§ **Aim of the exercise**
Exactly as written, write out the lines below from the first to the one containing "depth_y = [247, 491, 617]", inclusive. Pictures do not belong in the copy.

§ **Source data**
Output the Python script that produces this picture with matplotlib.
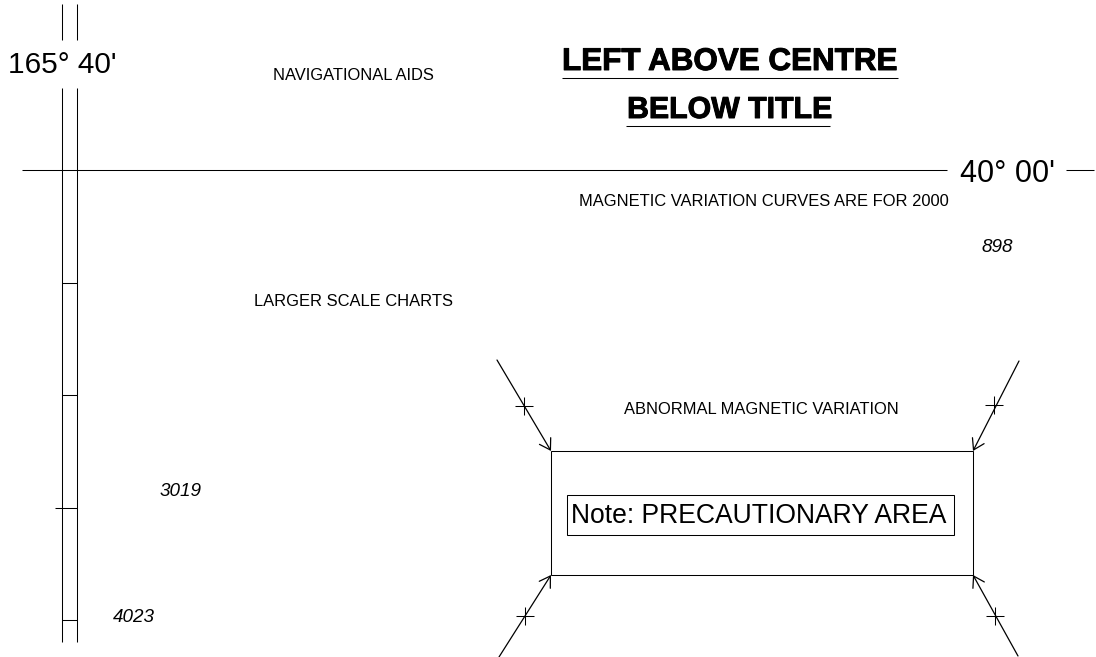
import matplotlib
matplotlib.use('Agg')
import matplotlib.pyplot as plt
import matplotlib.patheffects as pe
from matplotlib.patches import Rectangle

plt.rcParams['font.family'] = ['Liberation Sans', 'DejaVu Sans']

# Labels
title_lines = ['LEFT ABOVE CENTRE', 'BELOW TITLE']
small_labels = ['NAVIGATIONAL AIDS', 'MAGNETIC VARIATION CURVES ARE FOR 2000',
                'LARGER SCALE CHARTS', 'ABNORMAL MAGNETIC VARIATION']
small_x = [353, 764, 353, 761]
small_y = [76, 201, 301, 409]
depths = ['898', '3019', '4023']
depth_x = [997, 181, 134]
depth_y = [247, 491, 617]

# Graticule positions
meridians = [62, 77]
parallel_y = 169.5
border_ticks = [283, 395, 508, 620]
border_tick_start = [62, 62, 55, 62]

# Precautionary area
area_left, area_right = 551, 973
area_top, area_bottom = 451, 575
leg_ends = [(497, 360), (499, 657), (1019, 361), (1018, 656)]
leg_tips = [(551, 451), (551, 575), (973, 451), (973, 575)]
leg_marks = [(524, 406), (525, 616), (994, 405), (995, 616)]

fig = plt.figure(figsize=(10.96, 6.57), dpi=100)
ax = fig.add_axes([0, 0, 1, 1])
ax.set_xlim(0, 1096)
ax.set_ylim(657, 0)
ax.axis('off')

line = dict(color='black', lw=0.75, solid_capstyle='butt')

# Meridians, broken around the longitude label
for x in meridians:
    ax.plot([x, x], [4, 40], **line)
    ax.plot([x, x], [88, 642], **line)
ax.text(62, 65, "165° 40'", fontsize=21.4, ha='center', va='center')

# Parallel, broken around the latitude label
ax.plot([22, 947], [parallel_y, parallel_y], **line)
ax.plot([1066, 1094], [parallel_y, parallel_y], **line)
ax.text(1007.5, 174, "40° 00'", fontsize=22, ha='center', va='center')

# Border ticks
for y, x0 in zip(border_ticks, border_tick_start):
    ax.plot([x0, 77], [y, y], **line)

# Title with rules underneath
heavy = [pe.withStroke(linewidth=0.7, foreground='black')]
ax.text(730, 62, title_lines[0], fontsize=22.6, fontweight='bold', ha='center', va='center',
        path_effects=heavy)
ax.plot([562, 898], [78, 78], **line)
ax.text(729.5, 110, title_lines[1], fontsize=21.8, fontweight='bold', ha='center', va='center',
        path_effects=heavy)
ax.plot([626, 830], [126, 126], **line)

for s, x, y in zip(small_labels, small_x, small_y):
    ax.text(x, y, s, fontsize=11.9, ha='center', va='center')
for s, x, y in zip(depths, depth_x, depth_y):
    ax.text(x, y, s, fontsize=13.6, style='italic', ha='center', va='center')

# Area outline and note
ax.add_patch(Rectangle((area_left, area_top), area_right - area_left, area_bottom - area_top,
                       fill=False, ec='black', lw=0.75))
ax.add_patch(Rectangle((567, 495), 387, 40, fill=False, ec='black', lw=0.75))
ax.text(759, 516, 'Note: PRECAUTIONARY AREA', fontsize=19.1, ha='center', va='center')

# Legs running into the area corners
for end, tip, mark in zip(leg_ends, leg_tips, leg_marks):
    ax.annotate('', xy=tip, xytext=end,
                arrowprops=dict(arrowstyle='->,head_length=0.75,head_width=0.47',
                                color='black', lw=0.9, shrinkA=0, shrinkB=0))
    ax.plot([mark[0] - 9, mark[0] + 9], [mark[1], mark[1]], **line)
    ax.plot([mark[0], mark[0]], [mark[1] - 9, mark[1] + 9], **line)

fig.savefig('out.png', dpi=100)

§ **Correct result**
Output the Python script that produces this picture with matplotlib.
import matplotlib
matplotlib.use('Agg')
import matplotlib.pyplot as plt
import matplotlib.patheffects as pe
from matplotlib.patches import Rectangle

plt.rcParams['font.family'] = ['Liberation Sans', 'DejaVu Sans']

# Labels
title_lines = ['LEFT ABOVE CENTRE', 'BELOW TITLE']
small_labels = ['NAVIGATIONAL AIDS', 'MAGNETIC VARIATION CURVES ARE FOR 2000',
                'LARGER SCALE CHARTS', 'ABNORMAL MAGNETIC VARIATION']
small_x = [353, 764, 353, 761]
small_y = [76, 201, 301, 409]
depths = ['898', '3019', '4023']
depth_x = [997, 181, 134]
depth_y = [247, 491, 617]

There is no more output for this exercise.